EXERCISE OBJECTIVE:
Restate word for word the lines of the data below, from the first through the one that has "35, 40, 45, 50, 55, 60, 65, 70, 75, 80]".

DATA SECTION:

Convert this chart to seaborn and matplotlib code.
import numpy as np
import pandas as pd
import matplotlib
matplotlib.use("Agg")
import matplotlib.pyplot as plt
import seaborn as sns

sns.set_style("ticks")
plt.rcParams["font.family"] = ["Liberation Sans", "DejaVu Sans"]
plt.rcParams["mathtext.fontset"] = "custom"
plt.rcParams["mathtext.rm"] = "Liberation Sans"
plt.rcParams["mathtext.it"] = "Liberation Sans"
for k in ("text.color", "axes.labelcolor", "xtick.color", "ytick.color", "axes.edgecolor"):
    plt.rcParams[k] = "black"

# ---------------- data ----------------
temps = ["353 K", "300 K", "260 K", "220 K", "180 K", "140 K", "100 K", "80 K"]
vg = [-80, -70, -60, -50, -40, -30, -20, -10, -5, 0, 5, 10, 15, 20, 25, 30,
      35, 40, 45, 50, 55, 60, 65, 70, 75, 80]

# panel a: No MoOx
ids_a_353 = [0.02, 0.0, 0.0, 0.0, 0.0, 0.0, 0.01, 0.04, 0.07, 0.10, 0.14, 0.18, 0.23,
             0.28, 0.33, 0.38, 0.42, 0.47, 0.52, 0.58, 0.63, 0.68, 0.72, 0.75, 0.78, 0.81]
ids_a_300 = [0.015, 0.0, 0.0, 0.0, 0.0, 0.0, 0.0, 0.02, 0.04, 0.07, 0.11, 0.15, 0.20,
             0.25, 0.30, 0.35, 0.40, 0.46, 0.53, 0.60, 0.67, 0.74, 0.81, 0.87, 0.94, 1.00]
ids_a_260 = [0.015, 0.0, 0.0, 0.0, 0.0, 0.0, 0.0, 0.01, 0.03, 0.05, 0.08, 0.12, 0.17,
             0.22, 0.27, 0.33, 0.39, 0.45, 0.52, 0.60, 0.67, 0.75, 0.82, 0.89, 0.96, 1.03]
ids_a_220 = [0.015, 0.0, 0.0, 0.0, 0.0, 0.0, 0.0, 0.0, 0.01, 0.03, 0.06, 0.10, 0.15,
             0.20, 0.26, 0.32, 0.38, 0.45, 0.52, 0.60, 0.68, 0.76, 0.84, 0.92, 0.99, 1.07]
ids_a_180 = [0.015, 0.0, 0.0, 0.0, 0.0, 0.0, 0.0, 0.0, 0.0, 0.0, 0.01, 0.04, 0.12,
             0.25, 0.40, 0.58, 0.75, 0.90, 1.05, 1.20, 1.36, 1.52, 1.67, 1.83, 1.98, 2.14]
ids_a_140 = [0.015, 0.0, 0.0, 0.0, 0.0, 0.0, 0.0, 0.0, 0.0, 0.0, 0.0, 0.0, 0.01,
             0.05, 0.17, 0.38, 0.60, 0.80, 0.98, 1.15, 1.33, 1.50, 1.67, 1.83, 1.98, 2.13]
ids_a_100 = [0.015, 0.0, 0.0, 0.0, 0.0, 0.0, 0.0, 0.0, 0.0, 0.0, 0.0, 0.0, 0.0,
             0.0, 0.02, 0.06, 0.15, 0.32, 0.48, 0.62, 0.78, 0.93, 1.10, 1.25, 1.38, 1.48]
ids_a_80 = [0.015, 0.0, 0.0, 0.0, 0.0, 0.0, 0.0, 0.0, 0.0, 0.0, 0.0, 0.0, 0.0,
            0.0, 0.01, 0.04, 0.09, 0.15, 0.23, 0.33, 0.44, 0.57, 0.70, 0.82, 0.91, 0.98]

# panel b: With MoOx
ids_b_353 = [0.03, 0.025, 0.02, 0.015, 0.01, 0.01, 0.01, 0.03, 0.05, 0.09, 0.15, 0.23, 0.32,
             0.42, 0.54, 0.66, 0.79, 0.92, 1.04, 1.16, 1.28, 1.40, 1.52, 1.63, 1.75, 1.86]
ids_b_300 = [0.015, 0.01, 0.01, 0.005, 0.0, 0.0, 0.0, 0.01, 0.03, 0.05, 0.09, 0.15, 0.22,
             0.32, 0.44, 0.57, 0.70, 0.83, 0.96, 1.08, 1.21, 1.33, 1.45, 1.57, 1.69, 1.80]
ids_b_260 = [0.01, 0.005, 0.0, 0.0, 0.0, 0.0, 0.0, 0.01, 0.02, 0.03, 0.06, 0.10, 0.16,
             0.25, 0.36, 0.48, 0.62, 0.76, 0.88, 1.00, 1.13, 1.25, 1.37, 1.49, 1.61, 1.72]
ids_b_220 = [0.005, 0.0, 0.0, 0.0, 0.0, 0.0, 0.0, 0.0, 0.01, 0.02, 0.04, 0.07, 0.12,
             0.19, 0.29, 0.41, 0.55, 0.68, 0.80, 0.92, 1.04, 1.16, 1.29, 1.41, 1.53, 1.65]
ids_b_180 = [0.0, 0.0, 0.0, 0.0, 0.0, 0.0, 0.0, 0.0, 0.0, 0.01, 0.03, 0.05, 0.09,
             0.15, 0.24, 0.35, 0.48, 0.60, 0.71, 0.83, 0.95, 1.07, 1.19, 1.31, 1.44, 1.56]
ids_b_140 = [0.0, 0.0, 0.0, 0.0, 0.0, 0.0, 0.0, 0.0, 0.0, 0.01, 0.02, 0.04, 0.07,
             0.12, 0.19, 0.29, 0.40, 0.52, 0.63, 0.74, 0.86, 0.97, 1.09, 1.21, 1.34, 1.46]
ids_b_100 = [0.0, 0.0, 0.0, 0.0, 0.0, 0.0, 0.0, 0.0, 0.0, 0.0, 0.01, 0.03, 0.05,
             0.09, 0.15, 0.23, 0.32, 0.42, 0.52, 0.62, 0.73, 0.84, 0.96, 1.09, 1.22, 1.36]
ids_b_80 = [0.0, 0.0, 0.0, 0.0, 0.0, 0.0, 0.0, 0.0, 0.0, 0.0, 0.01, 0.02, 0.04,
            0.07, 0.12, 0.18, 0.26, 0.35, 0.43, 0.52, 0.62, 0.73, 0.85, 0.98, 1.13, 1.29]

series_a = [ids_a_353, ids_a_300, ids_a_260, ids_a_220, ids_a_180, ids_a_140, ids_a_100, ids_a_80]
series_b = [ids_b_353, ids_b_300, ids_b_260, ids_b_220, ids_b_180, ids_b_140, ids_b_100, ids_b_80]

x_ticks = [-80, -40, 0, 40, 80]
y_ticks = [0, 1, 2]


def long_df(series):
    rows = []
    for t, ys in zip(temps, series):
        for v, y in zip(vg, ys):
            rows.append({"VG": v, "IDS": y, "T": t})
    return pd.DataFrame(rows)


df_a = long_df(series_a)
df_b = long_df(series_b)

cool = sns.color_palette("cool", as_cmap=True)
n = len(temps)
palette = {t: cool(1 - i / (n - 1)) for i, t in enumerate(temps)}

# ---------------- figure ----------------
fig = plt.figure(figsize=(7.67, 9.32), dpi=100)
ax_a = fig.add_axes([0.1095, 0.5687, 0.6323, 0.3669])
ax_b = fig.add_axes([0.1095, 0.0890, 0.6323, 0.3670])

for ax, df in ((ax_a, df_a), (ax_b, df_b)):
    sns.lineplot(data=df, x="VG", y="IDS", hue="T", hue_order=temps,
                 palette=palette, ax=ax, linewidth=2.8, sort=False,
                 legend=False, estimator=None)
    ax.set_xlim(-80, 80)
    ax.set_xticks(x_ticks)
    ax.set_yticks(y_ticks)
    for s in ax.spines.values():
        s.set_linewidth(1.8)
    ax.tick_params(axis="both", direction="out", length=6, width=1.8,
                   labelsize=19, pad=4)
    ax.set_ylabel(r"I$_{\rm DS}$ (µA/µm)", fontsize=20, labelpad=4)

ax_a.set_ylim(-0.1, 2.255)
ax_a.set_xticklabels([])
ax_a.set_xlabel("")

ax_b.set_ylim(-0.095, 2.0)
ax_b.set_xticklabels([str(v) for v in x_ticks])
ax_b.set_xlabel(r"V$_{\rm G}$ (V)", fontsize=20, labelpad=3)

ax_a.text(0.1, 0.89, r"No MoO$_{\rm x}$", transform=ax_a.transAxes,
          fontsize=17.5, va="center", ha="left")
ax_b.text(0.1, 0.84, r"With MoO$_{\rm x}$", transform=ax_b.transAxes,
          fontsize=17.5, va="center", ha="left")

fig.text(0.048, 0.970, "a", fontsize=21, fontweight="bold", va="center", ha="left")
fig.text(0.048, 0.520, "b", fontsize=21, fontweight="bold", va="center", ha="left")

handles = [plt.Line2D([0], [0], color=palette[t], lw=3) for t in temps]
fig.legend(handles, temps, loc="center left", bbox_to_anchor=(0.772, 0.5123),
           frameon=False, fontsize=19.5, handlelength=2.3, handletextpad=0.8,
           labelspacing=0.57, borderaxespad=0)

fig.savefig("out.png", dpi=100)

WORKED SOLUTION:
Convert this chart to seaborn and matplotlib code.
import numpy as np
import pandas as pd
import matplotlib
matplotlib.use("Agg")
import matplotlib.pyplot as plt
import seaborn as sns

sns.set_style("ticks")
plt.rcParams["font.family"] = ["Liberation Sans", "DejaVu Sans"]
plt.rcParams["mathtext.fontset"] = "custom"
plt.rcParams["mathtext.rm"] = "Liberation Sans"
plt.rcParams["mathtext.it"] = "Liberation Sans"
for k in ("text.color", "axes.labelcolor", "xtick.color", "ytick.color", "axes.edgecolor"):
    plt.rcParams[k] = "black"

# ---------------- data ----------------
temps = ["353 K", "300 K", "260 K", "220 K", "180 K", "140 K", "100 K", "80 K"]
vg = [-80, -70, -60, -50, -40, -30, -20, -10, -5, 0, 5, 10, 15, 20, 25, 30,
      35, 40, 45, 50, 55, 60, 65, 70, 75, 80]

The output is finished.